Pratt & Whitney, the powerplant supplier for the F-35 and F-22, also is expected to receive a similarly sized contract modification to develop a competing engine design for a future air superiority aircraft.

Both GE and P&W are already working on a related but separate development effort called the Adaptive Engine Transition Programme (AETP). The AETP was described when it was announced in 2016 as an effort to develop and test adaptive engines for a sixth-generation fighter propulsion system, with the possibility of re-engining the F-35 with a more powerful and fuel efficient alternative to the P&W F135.

But the new award clarifies that the competing AETP engines — embodied by GE’s XA100 and P&W’s XA101 demonstrators — are focused on a potential bid to re-engine the F-35 in the mid-2020s.

The new contract modification for GE, meanwhile, funds “next generation adaptive propulsion risk reduction for air superiority applications”, the Department of Defense states in the 29 June contract award.
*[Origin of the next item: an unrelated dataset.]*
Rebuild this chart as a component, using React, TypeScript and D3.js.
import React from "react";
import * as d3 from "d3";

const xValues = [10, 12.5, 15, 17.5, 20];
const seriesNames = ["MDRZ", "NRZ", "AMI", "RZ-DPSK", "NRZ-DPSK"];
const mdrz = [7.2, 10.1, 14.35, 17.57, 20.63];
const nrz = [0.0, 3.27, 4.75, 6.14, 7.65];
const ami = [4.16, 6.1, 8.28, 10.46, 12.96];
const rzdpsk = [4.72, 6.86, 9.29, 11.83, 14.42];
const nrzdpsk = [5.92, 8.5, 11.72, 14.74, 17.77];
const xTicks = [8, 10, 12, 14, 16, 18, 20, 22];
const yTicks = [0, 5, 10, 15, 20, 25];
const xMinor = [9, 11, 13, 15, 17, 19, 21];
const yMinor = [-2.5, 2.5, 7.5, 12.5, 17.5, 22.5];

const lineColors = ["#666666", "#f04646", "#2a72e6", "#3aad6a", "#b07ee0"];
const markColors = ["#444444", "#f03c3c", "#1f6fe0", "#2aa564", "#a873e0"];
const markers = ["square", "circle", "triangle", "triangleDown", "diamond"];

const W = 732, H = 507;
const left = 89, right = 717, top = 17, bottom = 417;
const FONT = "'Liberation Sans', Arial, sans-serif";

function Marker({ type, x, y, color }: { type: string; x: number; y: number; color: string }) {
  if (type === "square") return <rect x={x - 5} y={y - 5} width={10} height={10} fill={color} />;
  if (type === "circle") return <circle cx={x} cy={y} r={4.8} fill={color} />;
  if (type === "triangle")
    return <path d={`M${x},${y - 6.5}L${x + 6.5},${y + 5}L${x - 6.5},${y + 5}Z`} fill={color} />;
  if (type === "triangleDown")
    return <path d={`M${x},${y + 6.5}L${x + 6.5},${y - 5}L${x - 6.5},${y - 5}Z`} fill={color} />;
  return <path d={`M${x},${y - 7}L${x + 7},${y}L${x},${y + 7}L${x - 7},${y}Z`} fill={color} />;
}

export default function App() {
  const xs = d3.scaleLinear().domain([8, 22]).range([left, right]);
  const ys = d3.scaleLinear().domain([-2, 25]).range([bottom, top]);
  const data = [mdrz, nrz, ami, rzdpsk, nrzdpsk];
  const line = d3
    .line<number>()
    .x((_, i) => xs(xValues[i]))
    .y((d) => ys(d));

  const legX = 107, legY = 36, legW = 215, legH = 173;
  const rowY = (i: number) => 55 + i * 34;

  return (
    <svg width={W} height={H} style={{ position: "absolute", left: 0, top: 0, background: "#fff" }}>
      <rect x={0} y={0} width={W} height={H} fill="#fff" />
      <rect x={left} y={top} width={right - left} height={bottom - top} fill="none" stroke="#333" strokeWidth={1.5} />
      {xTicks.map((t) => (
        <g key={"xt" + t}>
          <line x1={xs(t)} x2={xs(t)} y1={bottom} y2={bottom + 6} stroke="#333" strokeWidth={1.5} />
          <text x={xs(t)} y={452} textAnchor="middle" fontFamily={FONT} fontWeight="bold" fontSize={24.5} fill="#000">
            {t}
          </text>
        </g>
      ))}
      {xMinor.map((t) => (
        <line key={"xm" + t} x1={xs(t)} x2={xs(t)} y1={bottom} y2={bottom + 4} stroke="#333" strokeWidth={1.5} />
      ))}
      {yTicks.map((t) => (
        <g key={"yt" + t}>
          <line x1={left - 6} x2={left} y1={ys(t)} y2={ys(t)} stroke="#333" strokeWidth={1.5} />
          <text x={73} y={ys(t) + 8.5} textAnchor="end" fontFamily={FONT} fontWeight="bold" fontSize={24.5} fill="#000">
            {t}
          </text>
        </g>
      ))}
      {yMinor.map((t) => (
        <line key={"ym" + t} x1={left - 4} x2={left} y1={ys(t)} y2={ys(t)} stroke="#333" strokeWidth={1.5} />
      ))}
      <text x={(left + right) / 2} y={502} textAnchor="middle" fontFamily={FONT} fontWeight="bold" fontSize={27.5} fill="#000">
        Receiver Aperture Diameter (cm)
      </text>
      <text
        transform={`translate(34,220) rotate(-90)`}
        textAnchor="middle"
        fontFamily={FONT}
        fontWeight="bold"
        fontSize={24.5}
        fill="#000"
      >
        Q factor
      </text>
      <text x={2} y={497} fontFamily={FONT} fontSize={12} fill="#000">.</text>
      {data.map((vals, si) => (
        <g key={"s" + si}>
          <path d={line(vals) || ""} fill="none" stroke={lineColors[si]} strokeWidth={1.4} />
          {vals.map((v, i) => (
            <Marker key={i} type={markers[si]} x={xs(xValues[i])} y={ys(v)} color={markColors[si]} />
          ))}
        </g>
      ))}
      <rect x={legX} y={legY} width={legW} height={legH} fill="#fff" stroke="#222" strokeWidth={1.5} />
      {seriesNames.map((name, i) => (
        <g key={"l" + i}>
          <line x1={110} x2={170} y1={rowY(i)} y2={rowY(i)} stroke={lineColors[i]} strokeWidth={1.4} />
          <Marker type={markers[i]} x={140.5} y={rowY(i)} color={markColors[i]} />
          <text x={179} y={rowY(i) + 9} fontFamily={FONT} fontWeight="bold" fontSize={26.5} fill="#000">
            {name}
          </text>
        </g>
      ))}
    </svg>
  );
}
In an interview with FlightGlobal, Dan McCormick, GE’s general manager for the Advanced Combat Engine Programme, agrees that the AETP demonstrators are “F-35 design-centric”. The new programme awarded in June is aimed at the next generation of aircraft, he says.

In keeping with the USAF’s secretive approach to defining the next air superiority fighter, critical details of the new programme — including its work scope and name — are not released.

“There is a significant amount of design work planned in the programme,” McCormick offers. “Because of its classification, I can’t talk about detailed content.”

It is clear that the unnamed programme features adaptive engine technology. In this context, that means an engine that can vary the volume of air flow that bypasses the core. By opening a “third stream” of air flow in cruise mode, the USAF believes such an architecture can improve specific fuel consumption of the engine by 25%, increasing range and reducing in-flight refueling requirements.

The USAF and the US Navy have been pursuing adaptive engine technology since the launch of the Adaptive Versatile Engine Technology (ADVENT) programme in 2007. The follow-on adaptive engine technology demonstrator (AETD) programme started in 2012. Four years later, GE and P&W started to work on the AETP demonstrators.

GE plans to deliver the XA100 demonstrator’s first engine to test next year under the AETP programme, McCormick says. In addition to adaptive bypass airflow, the XA100 will feature ceramic matrix composites (CMCs) in the rotating high pressure turbine blades, allowing GE to use higher temperatures or reduce cooling loads in the engine design.